State the number of lines where "chart" appears. Add nothing else.

• • • • • • •

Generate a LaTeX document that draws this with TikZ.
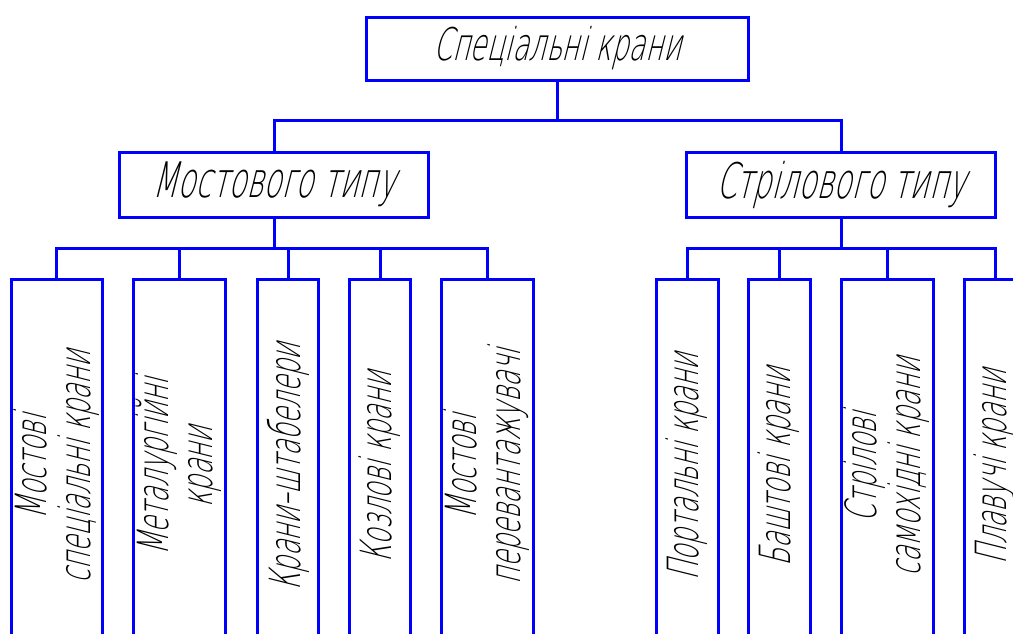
\documentclass[tikz,border=0pt]{standalone}
\usepackage{fontspec}
\setmainfont{DejaVu Sans ExtraLight}[FakeSlant=0.25,FakeStretch=0.6]
\usetikzlibrary{positioning}

\begin{document}
\begin{tikzpicture}[x=1pt,y=-1pt,line width=3pt,
    box/.style={draw=blue,inner sep=0pt,font=\fontsize{43}{44}\selectfont},
    top node/.style={box,minimum width=382pt,minimum height=63pt,font=\fontsize{45}{50}\selectfont},
    type node/.style={box,minimum width=309pt,minimum height=65pt,font=\fontsize{49}{50}\selectfont},
    kind node/.style={box,rotate=90,align=center,minimum width=376pt}]
  \useasboundingbox (0,0) rectangle (1013,633);
  \clip (0,0) rectangle (1013,633);
  \node[top node] (top) at (557,48.5) {Спеціальні крани};
  \node[type node] (m1) at (274,184.5) {Мостового типу};
  \node[type node] (m2) at (841,184.5) {Стрілового типу};
  % bridge type
  \node[kind node,minimum height=91pt] (b1) at (56.5,467) {Мостові\\спеціальні крани};
  \node[kind node,minimum height=92pt] (b2) at (179,467) {Металургійні\\крани};
  \node[kind node,minimum height=61pt] (b3) at (288,467) {Крани–штабелери};
  \node[kind node,minimum height=61pt] (b4) at (380,467) {Козлові крани};
  \node[kind node,minimum height=92pt] (b5) at (487,467) {Мостові\\перевантажувачі};
  % boom type
  \node[kind node,minimum height=62pt] (s1) at (687,467) {Портальні крани};
  \node[kind node,minimum height=62pt] (s2) at (779,467) {Баштові крани};
  \node[kind node,minimum height=92pt] (s3) at (887,467) {Стрілові\\самохідні крани};
  \node[kind node,minimum height=62pt] (s4) at (995,467) {Плавучі крани};
  \coordinate (bus0) at (557,120);
  \coordinate (bus1) at (274,248);
  \coordinate (bus2) at (841,248);
  \draw[blue] (top.south) -- (bus0);
  \draw[blue] (bus0) -| (m1.north);
  \draw[blue] (bus0) -| (m2.north);
  \draw[blue] (m1.south) -- (bus1);
  \draw[blue] (m2.south) -- (bus2);
  \foreach \b in {b1,b2,b3,b4,b5}
    \draw[blue] (bus1) -| (\b.east);
  \foreach \s in {s1,s2,s3,s4}
    \draw[blue] (bus2) -| (\s.east);
\end{tikzpicture}
\end{document}
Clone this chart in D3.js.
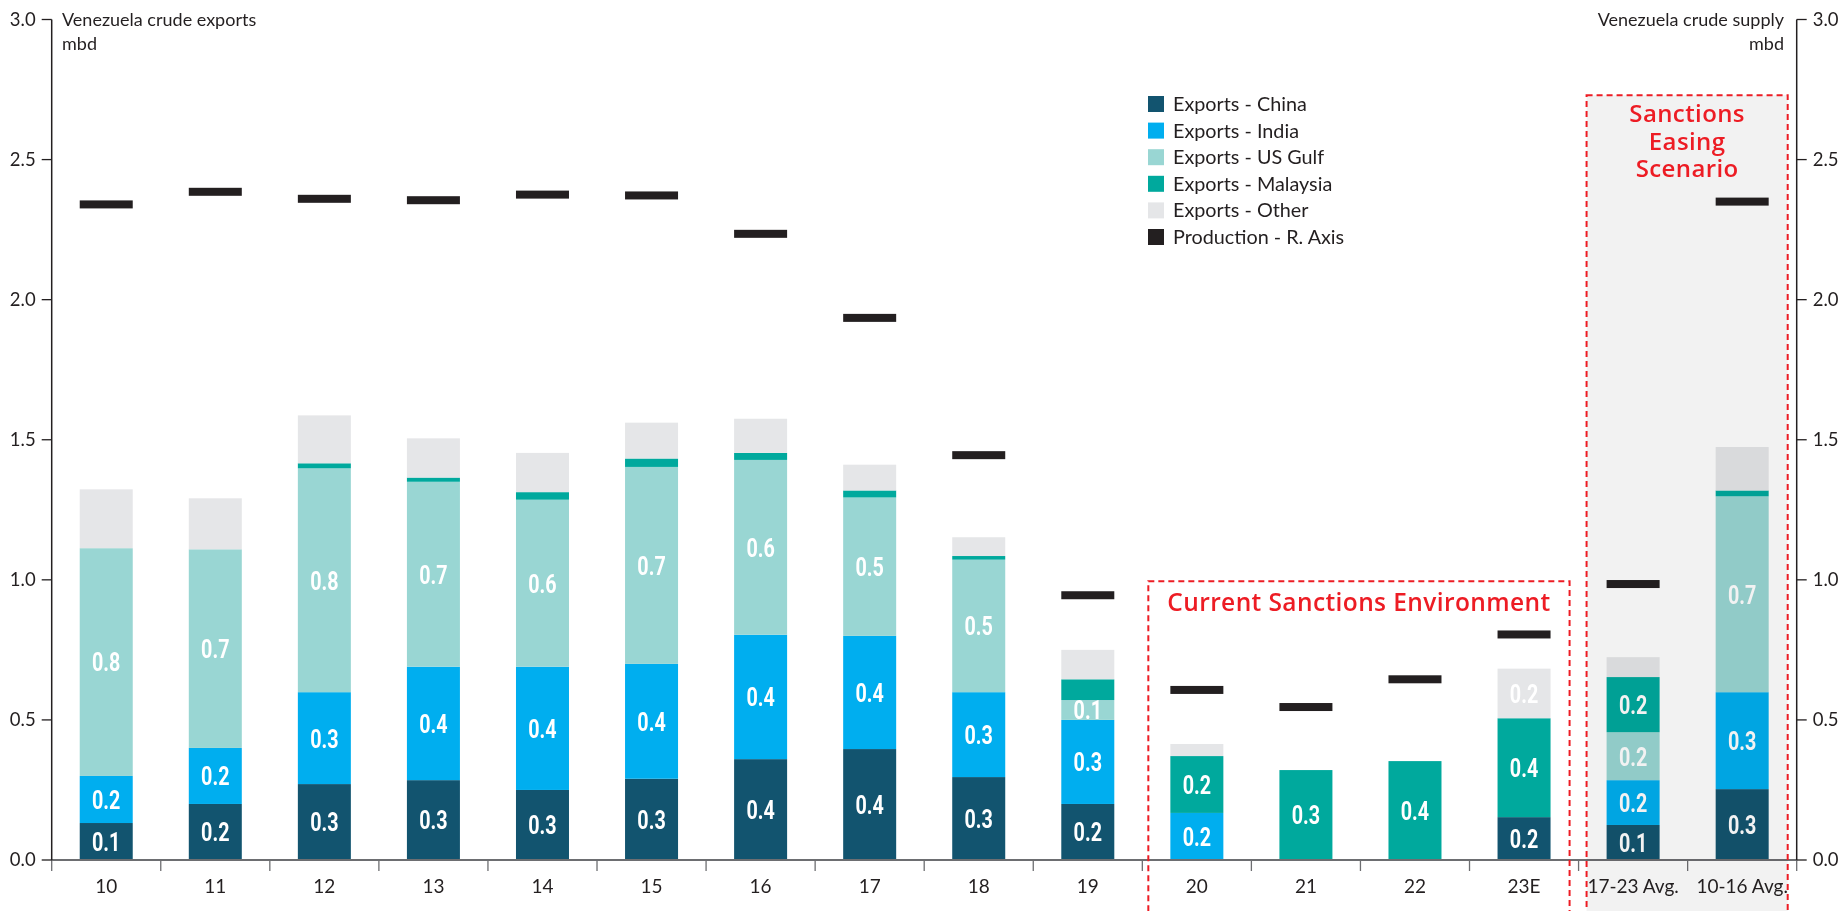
<!DOCTYPE html>
<html>
<head>
<meta charset="utf-8">
<script src="https://cdn.jsdelivr.net/npm/d3@7/dist/d3.min.js"></script>
<style>
  html, body { margin: 0; padding: 0; background: #ffffff; }
  svg { display: block; }
</style>
</head>
<body>
<svg id="chart" width="1842" height="911"></svg>
<script>
// Venezuela crude exports by destination (mbd) with production on the right axis
const categories = ["10", "11", "12", "13", "14", "15", "16", "17", "18", "19", "20", "21", "22", "23E", "17-23 Avg.", "10-16 Avg."];

const exportsChina    = [0.132, 0.200, 0.271, 0.285, 0.250, 0.290, 0.360, 0.396, 0.296, 0.200, 0, 0, 0, 0.153, 0.125, 0.253];
const exportsIndia    = [0.168, 0.200, 0.328, 0.405, 0.440, 0.410, 0.444, 0.404, 0.303, 0.300, 0.168, 0, 0, 0, 0.160, 0.346];
const exportsUSGulf   = [0.813, 0.709, 0.799, 0.660, 0.596, 0.703, 0.624, 0.494, 0.473, 0.071, 0, 0, 0, 0, 0.171, 0.699];
const exportsMalaysia = [0, 0, 0.018, 0.015, 0.027, 0.030, 0.025, 0.025, 0.013, 0.074, 0.203, 0.321, 0.353, 0.353, 0.197, 0.021];
const exportsOther    = [0.210, 0.182, 0.171, 0.140, 0.140, 0.128, 0.122, 0.092, 0.067, 0.105, 0.043, 0, 0, 0.177, 0.071, 0.155];
const production      = [2.340, 2.385, 2.360, 2.355, 2.375, 2.372, 2.235, 1.935, 1.445, 0.945, 0.607, 0.546, 0.645, 0.805, 0.985, 2.350];

const seriesNames  = ["Exports - China", "Exports - India", "Exports - US Gulf", "Exports - Malaysia", "Exports - Other"];
const seriesColors = ["#12546f", "#00aeef", "#99d6d3", "#00a99d", "#e5e6e8"];
const productionName  = "Production - R. Axis";
const productionColor = "#231f20";

// Which segments carry a value label
const labelledChina    = ["10", "11", "12", "13", "14", "15", "16", "17", "18", "19", "23E", "17-23 Avg.", "10-16 Avg."];
const labelledIndia    = ["10", "11", "12", "13", "14", "15", "16", "17", "18", "19", "20", "17-23 Avg.", "10-16 Avg."];
const labelledUSGulf   = ["10", "11", "12", "13", "14", "15", "16", "17", "18", "19", "17-23 Avg.", "10-16 Avg."];
const labelledMalaysia = ["20", "21", "22", "23E", "17-23 Avg."];
const labelledOther    = ["23E"];

const yTicks = [0, 0.5, 1.0, 1.5, 2.0, 2.5, 3.0];

const leftTitle  = ["Venezuela crude exports", "mbd"];
const rightTitle = ["Venezuela crude supply", "mbd"];
const currentBoxTitle = ["Current Sanctions Environment"];
const easingBoxTitle  = ["Sanctions", "Easing", "Scenario"];

// ---- build table ----
const seriesValues = [exportsChina, exportsIndia, exportsUSGulf, exportsMalaysia, exportsOther];
const seriesLabelled = [labelledChina, labelledIndia, labelledUSGulf, labelledMalaysia, labelledOther];
const rows = categories.map((c, i) => {
  const r = { cat: c };
  seriesNames.forEach((s, k) => r[s] = seriesValues[k][i]);
  return r;
});
const stacked = d3.stack().keys(seriesNames)(rows);

// ---- scales ----
const svg = d3.select("#chart");
const axisLeftX = 51.7, axisRightX = 1796.7;
const x = d3.scaleBand().domain(categories).range([axisLeftX, axisRightX]).paddingInner(0.514).paddingOuter(0.257);
const y = d3.scaleLinear().domain([0, 3]).range([860, 19.5]);
const step = x.step();
const boundary = i => axisLeftX + i * step;

const FONT = "Lato, 'Open Sans', sans-serif";
const TITLE_FONT = "'Open Sans', sans-serif";
const RED = "#ed1c24";

// ---- bars ----
const barG = svg.append("g");
stacked.forEach((layer, k) => {
  barG.selectAll(null)
    .data(layer.map((d, i) => ({ d, i })).filter(o => o.d[1] - o.d[0] > 0))
    .enter().append("rect")
    .attr("x", o => x(categories[o.i]))
    .attr("width", x.bandwidth())
    .attr("y", o => y(o.d[1]))
    .attr("height", o => y(o.d[0]) - y(o.d[1]))
    .attr("fill", seriesColors[k]);
});

// ---- value labels ----
const fmt = d3.format(".1f");
const labelG = svg.append("g");
stacked.forEach((layer, k) => {
  layer.forEach((d, i) => {
    const v = d[1] - d[0];
    if (v <= 0 || !seriesLabelled[k].includes(categories[i])) return;
    const cx = x(categories[i]) + x.bandwidth() / 2;
    const cy = (y(d[0]) + y(d[1])) / 2;
    labelG.append("g")
      .attr("transform", `translate(${cx},${cy}) scale(0.76,1)`)
      .append("text")
      .attr("text-anchor", "middle")
      .attr("dy", "0.36em")
      .attr("fill", "#ffffff")
      .attr("font-family", "Roboto, sans-serif")
      .attr("font-weight", 700)
      .attr("font-size", 26)
      .text(fmt(v));
  });
});

// ---- production markers ----
svg.append("g").selectAll("rect")
  .data(production)
  .enter().append("rect")
  .attr("x", (d, i) => x(categories[i]))
  .attr("width", x.bandwidth())
  .attr("y", d => y(d) - 4)
  .attr("height", 8)
  .attr("fill", productionColor);

// ---- x axis ----
const xAxisG = svg.append("g");
xAxisG.append("line")
  .attr("x1", axisLeftX).attr("x2", axisRightX)
  .attr("y1", y(0)).attr("y2", y(0))
  .attr("stroke", "#6d6e71").attr("stroke-width", 2);
xAxisG.selectAll("line.tick")
  .data(d3.range(categories.length + 1))
  .enter().append("line")
  .attr("class", "tick")
  .attr("x1", i => boundary(i)).attr("x2", i => boundary(i))
  .attr("y1", y(0)).attr("y2", y(0) + 11)
  .attr("stroke", "#6d6e71").attr("stroke-width", 1.3);
xAxisG.selectAll("text")
  .data(categories)
  .enter().append("text")
  .attr("x", c => x(c) + x.bandwidth() / 2)
  .attr("y", 893)
  .attr("text-anchor", "middle")
  .attr("font-family", FONT)
  .attr("font-size", 19)
  .attr("fill", "#231f20")
  .text(c => c);

// ---- y axes ----
function yAxis(xPos, dir) {
  const g = svg.append("g");
  g.append("line")
    .attr("x1", xPos).attr("x2", xPos)
    .attr("y1", y(3)).attr("y2", y(0))
    .attr("stroke", "#231f20").attr("stroke-width", 1.5);
  g.selectAll("line.tick").data(yTicks).enter().append("line")
    .attr("x1", xPos).attr("x2", xPos + dir * 10)
    .attr("y1", d => y(d)).attr("y2", d => y(d))
    .attr("stroke", "#231f20").attr("stroke-width", 1.3);
  g.selectAll("text").data(yTicks).enter().append("text")
    .attr("x", xPos + dir * 16)
    .attr("y", d => y(d))
    .attr("dy", "0.35em")
    .attr("text-anchor", dir < 0 ? "end" : "start")
    .attr("font-family", FONT)
    .attr("font-size", 18.5)
    .attr("fill", "#231f20")
    .text(d => d3.format(".1f")(d));
}
yAxis(axisLeftX, -1);
yAxis(axisRightX, 1);

// axis titles
svg.append("g").selectAll("text").data(leftTitle).enter().append("text")
  .attr("x", 62).attr("y", (d, i) => 26 + i * 24)
  .attr("font-family", FONT).attr("font-size", 18).attr("fill", "#231f20")
  .text(d => d);
svg.append("g").selectAll("text").data(rightTitle).enter().append("text")
  .attr("x", 1784).attr("y", (d, i) => 26 + i * 24)
  .attr("text-anchor", "end")
  .attr("font-family", FONT).attr("font-size", 18).attr("fill", "#231f20")
  .text(d => d);

// ---- legend ----
const legendItems = seriesNames.map((s, k) => ({ name: s, color: seriesColors[k] }))
  .concat([{ name: productionName, color: productionColor }]);
const legend = svg.append("g").attr("transform", "translate(1148,104)");
const li = legend.selectAll("g").data(legendItems).enter().append("g")
  .attr("transform", (d, i) => `translate(0,${i * 26.6})`);
li.append("rect").attr("x", 0).attr("y", -8).attr("width", 16).attr("height", 16).attr("fill", d => d.color);
li.append("text").attr("x", 25).attr("dy", "0.35em")
  .attr("font-family", FONT).attr("font-size", 19.8).attr("fill", "#231f20")
  .text(d => d.name);

// ---- scenario boxes ----
// shaded easing scenario area (multiplied over the bars)
const box2x1 = boundary(14) + 8, box2x2 = boundary(16) - 9, box2top = y(2.73);
svg.append("rect")
  .attr("x", box2x1).attr("y", box2top)
  .attr("width", box2x2 - box2x1).attr("height", 920 - box2top)
  .attr("fill", "#f2f2f2")
  .style("mix-blend-mode", "multiply");
svg.append("rect")
  .attr("x", box2x1).attr("y", box2top)
  .attr("width", box2x2 - box2x1).attr("height", 920 - box2top)
  .attr("fill", "none").attr("stroke", RED).attr("stroke-width", 2)
  .attr("stroke-dasharray", "6,4");

const box1x1 = boundary(10) + 6, box1x2 = boundary(14) - 9, box1top = y(0.995);
svg.append("rect")
  .attr("x", box1x1).attr("y", box1top)
  .attr("width", box1x2 - box1x1).attr("height", 920 - box1top)
  .attr("fill", "none").attr("stroke", RED).attr("stroke-width", 2)
  .attr("stroke-dasharray", "6,4");

svg.append("g").selectAll("text").data(currentBoxTitle).enter().append("text")
  .attr("x", (box1x1 + box1x2) / 2).attr("y", 611)
  .attr("text-anchor", "middle")
  .attr("font-family", TITLE_FONT).attr("font-weight", 600).attr("font-size", 24.5)
  .attr("letter-spacing", 0.4).attr("fill", RED)
  .text(d => d);
svg.append("g").selectAll("text").data(easingBoxTitle).enter().append("text")
  .attr("x", (box2x1 + box2x2) / 2).attr("y", (d, i) => 122 + i * 27.5)
  .attr("text-anchor", "middle")
  .attr("font-family", TITLE_FONT).attr("font-weight", 600).attr("font-size", 24)
  .attr("letter-spacing", 0.4).attr("fill", RED)
  .text(d => d);
</script>
</body>
</html>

• • • • • • •

* RESULT FOR THIS TASK *
3